PolskaPodejrzane przesyłki w urzędach w Dąbrowie Górniczej i Tychach

Podejrzane przesyłki w urzędach w Dąbrowie Górniczej i Tychach

W czwartek do urzędów miejskich w Dąbrowie Górniczej i Tychach dotarły podejrzane przesyłki, w których znajdował się biały proszek. W obu przypadkach okazał się nieszkodliwy. Teraz substancja zostanie dokładniej zbadana przez sanepid, a policja prowadzi śledztwo w tej sprawie.

Podejrzane przesyłki w urzędach w Dąbrowie Górniczej i Tychach
Źródło zdjęć: © Piotr Sobieraj (Dąbrowa Górnicza)

W czwartek, 4 grudnia, do dwóch śląskich urzędów miasta - w Dąbrowie Górniczej i w Tychach - dotarły przesyłki, które zawierały niezidentyfikowaną substancję. Wezwano straż pożarną, policję i sanepid. W obu przypadkach alarm okazał się fałszywy, bo substancja nie była groźna.

- Przesyłka dotarła do sekretariatu prezydenta w czwartek rano. Wewnątrz koperty znajdował się biały proszek, dlatego wszczęliśmy akcję - mówi w rozmowie z Wirtualną Polską Ewa Grudniok, rzeczniczka tyskiego urzędu miasta. - Już podczas wstępnych analiz okazało się, że substancja nie jest szkodliwa dla zdrowia i życia. Sanepid zabrał ją do dokładniejszych badań - dodaje rzeczniczka.

- Do kancelarii Głównej naszego urzędu miasta dotarł w czwartek rano list polecony nadany z Krakowa. Kiedy pracownica kancelarii go otworzyła, znalazła w kopercie biały proszek - informuje w rozmowie z Wirtualną Polską Bartosz Matylewicz, rzecznik prasowy urzędu miejskiego w Dąbrowie Górniczej. - Podjęliśmy standardowe kroki w takiej sytuacji, wezwaliśmy straż pożarną, policję, sanepid, pojawiła się także grupa strażaków z ratownictwa chemicznego. Po zbadaniu substancji okazała się ona nieszkodliwa i nieaktywna - dodaje rzecznik.

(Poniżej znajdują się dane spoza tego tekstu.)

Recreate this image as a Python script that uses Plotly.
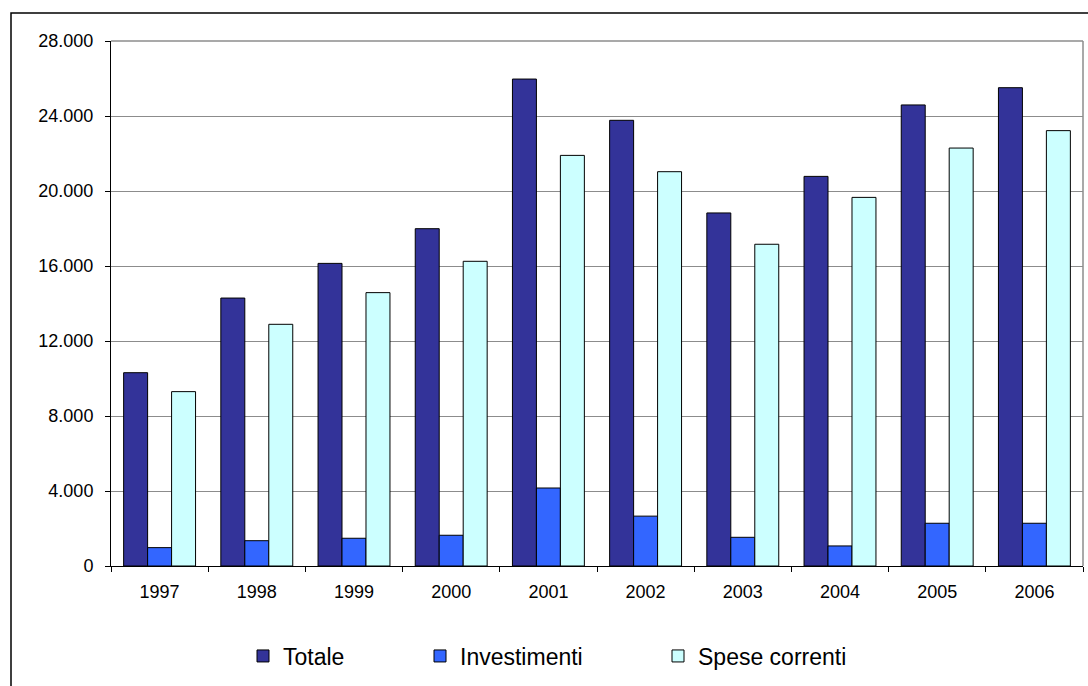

Oprócz proszku, w przesyłce do urzędu w Dąbrowie Górniczej znajdował się także list. Autor w niewybrednych słowach krytykował w nim prezydenta RP Bronisława Komorowskiego, stan wojenny i wyroki sądowe w tych czasach.

W obu przypadkach przesyłki nie sparaliżowały pracy urzędów miasta, mieszkańcy byli obsługiwani normalnie. W krótkim czasie przedstawiciele policji, straży pożarnej i sanepidu odkryli, że przesłane substancje nie są groźne. Policja prowadzi dochodzenie w tej sprawie - podejrzewa, że w obu przypadkach nadawca mógł być ten sam.

- Zawsze w takiej sytuacji musimy założyć, że sprawy mogą mieć ze sobą coś wspólnego - informuje w rozmowie z Wirtualną Polską Andrzej Gąska, rzecznik prasowy śląskiej policji. - Przesyłki dotarły do Dąbrowy Górniczej i Tychów, nie mamy informacji o innych takich przypadkach - dodał policjant.